▸ **Input**:
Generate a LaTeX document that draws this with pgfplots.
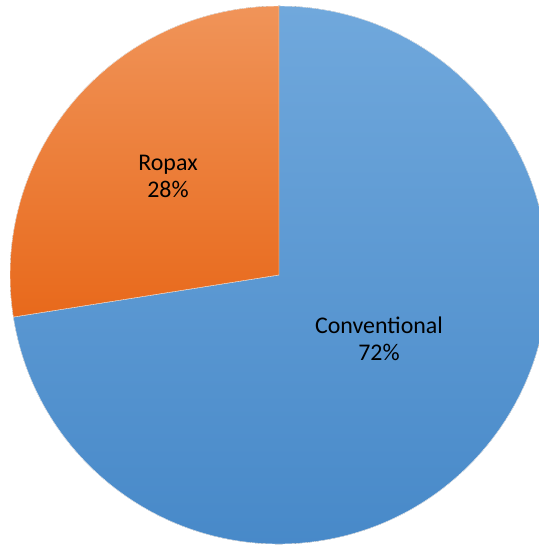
\documentclass[border=0pt]{standalone}
\usepackage{pgfplots}
\pgfplotsset{compat=1.18}
\usepackage{fontspec}
\setmainfont{Carlito}
\definecolor{blueTop}{HTML}{70A8DC}
\definecolor{blueBot}{HTML}{4688C8}
\definecolor{orTop}{HTML}{F09459}
\definecolor{orBot}{HTML}{E8691B}
\begin{document}
\begin{tikzpicture}
% shares (percent), labels show them rounded
\def\ropax{27.5}
\def\conv{72.5}
\pgfmathsetmacro{\aend}{90+\ropax*3.6}
\begin{axis}[
    width=539bp, height=545bp,
    scale only axis,
    hide axis,
    xmin=0, xmax=539, ymin=0, ymax=545,
    clip=false]
    % Conventional slice
    \fill[top color=blueTop, bottom color=blueBot, draw=white, line width=0.4pt]
        (axis cs:279,270) -- ++(\aend:269bp) arc[start angle=\aend, end angle=450, radius=269bp] -- cycle;
    % Ropax slice
    \fill[top color=orTop, bottom color=orBot, draw=white, line width=0.4pt]
        (axis cs:279,270) -- ++(90:269bp) arc[start angle=90, end angle=\aend, radius=269bp] -- cycle;
    \node[align=center, font=\fontsize{24}{27}\selectfont] at (axis cs:168,369) {Ropax\\28\%};
    \node[align=center, font=\fontsize{24}{27}\selectfont] at (axis cs:379,206) {Conventional\\72\%};
\end{axis}
\pgfresetboundingbox
\useasboundingbox (current axis.south west) rectangle (current axis.north east);
\end{tikzpicture}
\end{document}
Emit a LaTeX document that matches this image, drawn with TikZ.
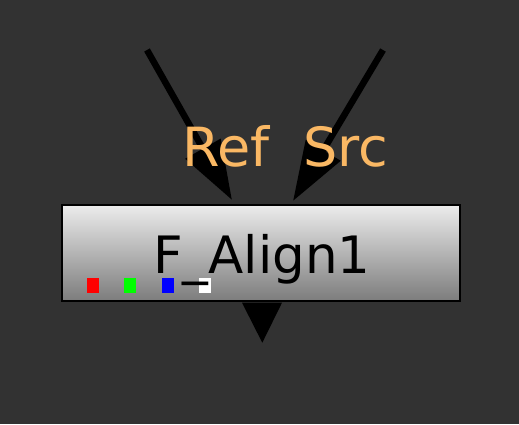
\documentclass[tikz,border=0pt]{standalone}
\usepackage{fontspec}
\setmainfont{DejaVu Sans}
\usetikzlibrary{arrows.meta}
\definecolor{bg}{RGB}{50,50,50}
\definecolor{lbl}{RGB}{250,184,100}
\definecolor{boxtop}{RGB}{236,236,236}
\definecolor{boxbot}{RGB}{124,124,124}
\tikzset{
  conn/.style={line width=6.5pt, draw=black, -{Triangle[length=59pt,width=39pt]}},
  portlbl/.style={text=lbl, font=\fontsize{54}{60}\selectfont, anchor=base, inner sep=0pt},
  tool/.style={draw=black, line width=1.2pt, top color=boxtop, bottom color=boxbot, minimum width=398pt, minimum height=96pt, inner sep=0pt},
  chan/.style={minimum width=12pt, minimum height=15pt, inner sep=0pt, anchor=north west},
}
\begin{document}
\begin{tikzpicture}[x=1pt,y=-1pt]
\useasboundingbox[fill=bg] (0,0) rectangle (519,424);
% connectors
\coordinate (refsrc) at (147,50);
\coordinate (refin) at (232,200);
\coordinate (srcsrc) at (383,50);
\coordinate (srcin) at (293,201);
\draw[conn] (refsrc) -- (refin);
\draw[conn] (srcsrc) -- (srcin);
% port labels
\node[portlbl] (reflbl) at (226,166.7) {Ref};
\node[portlbl] (srclbl) at (345.5,166.7) {Src};
% tool box
\node[tool] (box) at (260.9,253) {};
% channel squares
\node[chan, fill={rgb,255:red,255;green,0;blue,0}] (cr) at (87,278) {};
\node[chan, fill={rgb,255:red,0;green,255;blue,0}] (cg) at (123.7,278) {};
\node[chan, fill={rgb,255:red,0;green,0;blue,255}] (cb) at (162,278) {};
\node[chan, fill=white] (ca) at (199,278) {};
% title
\node[anchor=base, inner sep=0pt, font=\fontsize{51.5}{60}\selectfont, text=black] (title) at (261.8,273.3) {F\_Align1};
% output port
\fill[black] (242,302.7) -- (282,302.7) -- (262.3,342.7) -- cycle;
\end{tikzpicture}
\end{document}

▸ **Stated exercise**: Pictures are excluded; copy every other part of the records exactly.

▸ **Task response**:
Generate a LaTeX document that draws this with pgfplots.
\documentclass[border=0pt]{standalone}
\usepackage{pgfplots}
\pgfplotsset{compat=1.18}
\usepackage{fontspec}
\setmainfont{Carlito}
\definecolor{blueTop}{HTML}{70A8DC}
\definecolor{blueBot}{HTML}{4688C8}
\definecolor{orTop}{HTML}{F09459}
\definecolor{orBot}{HTML}{E8691B}
\begin{document}
\begin{tikzpicture}
% shares (percent), labels show them rounded
\def\ropax{27.5}
\def\conv{72.5}
\pgfmathsetmacro{\aend}{90+\ropax*3.6}
\begin{axis}[
    width=539bp, height=545bp,
    scale only axis,
    hide axis,
    xmin=0, xmax=539, ymin=0, ymax=545,
    clip=false]
    % Conventional slice
    \fill[top color=blueTop, bottom color=blueBot, draw=white, line width=0.4pt]
        (axis cs:279,270) -- ++(\aend:269bp) arc[start angle=\aend, end angle=450, radius=269bp] -- cycle;
    % Ropax slice
    \fill[top color=orTop, bottom color=orBot, draw=white, line width=0.4pt]
        (axis cs:279,270) -- ++(90:269bp) arc[start angle=90, end angle=\aend, radius=269bp] -- cycle;
    \node[align=center, font=\fontsize{24}{27}\selectfont] at (axis cs:168,369) {Ropax\\28\%};
    \node[align=center, font=\fontsize{24}{27}\selectfont] at (axis cs:379,206) {Conventional\\72\%};
\end{axis}
\pgfresetboundingbox
\useasboundingbox (current axis.south west) rectangle (current axis.north east);
\end{tikzpicture}
\end{document}
Emit a LaTeX document that matches this image, drawn with TikZ.
\documentclass[tikz,border=0pt]{standalone}
\usepackage{fontspec}
\setmainfont{DejaVu Sans}
\usetikzlibrary{arrows.meta}
\definecolor{bg}{RGB}{50,50,50}
\definecolor{lbl}{RGB}{250,184,100}
\definecolor{boxtop}{RGB}{236,236,236}
\definecolor{boxbot}{RGB}{124,124,124}
\tikzset{
  conn/.style={line width=6.5pt, draw=black, -{Triangle[length=59pt,width=39pt]}},
  portlbl/.style={text=lbl, font=\fontsize{54}{60}\selectfont, anchor=base, inner sep=0pt},
  tool/.style={draw=black, line width=1.2pt, top color=boxtop, bottom color=boxbot, minimum width=398pt, minimum height=96pt, inner sep=0pt},
  chan/.style={minimum width=12pt, minimum height=15pt, inner sep=0pt, anchor=north west},
}
\begin{document}
\begin{tikzpicture}[x=1pt,y=-1pt]
\useasboundingbox[fill=bg] (0,0) rectangle (519,424);
% connectors
\coordinate (refsrc) at (147,50);
\coordinate (refin) at (232,200);
\coordinate (srcsrc) at (383,50);
\coordinate (srcin) at (293,201);
\draw[conn] (refsrc) -- (refin);
\draw[conn] (srcsrc) -- (srcin);
% port labels
\node[portlbl] (reflbl) at (226,166.7) {Ref};
\node[portlbl] (srclbl) at (345.5,166.7) {Src};
% tool box
\node[tool] (box) at (260.9,253) {};
% channel squares
\node[chan, fill={rgb,255:red,255;green,0;blue,0}] (cr) at (87,278) {};
\node[chan, fill={rgb,255:red,0;green,255;blue,0}] (cg) at (123.7,278) {};
\node[chan, fill={rgb,255:red,0;green,0;blue,255}] (cb) at (162,278) {};
\node[chan, fill=white] (ca) at (199,278) {};
% title
\node[anchor=base, inner sep=0pt, font=\fontsize{51.5}{60}\selectfont, text=black] (title) at (261.8,273.3) {F\_Align1};
% output port
\fill[black] (242,302.7) -- (282,302.7) -- (262.3,342.7) -- cycle;
\end{tikzpicture}
\end{document}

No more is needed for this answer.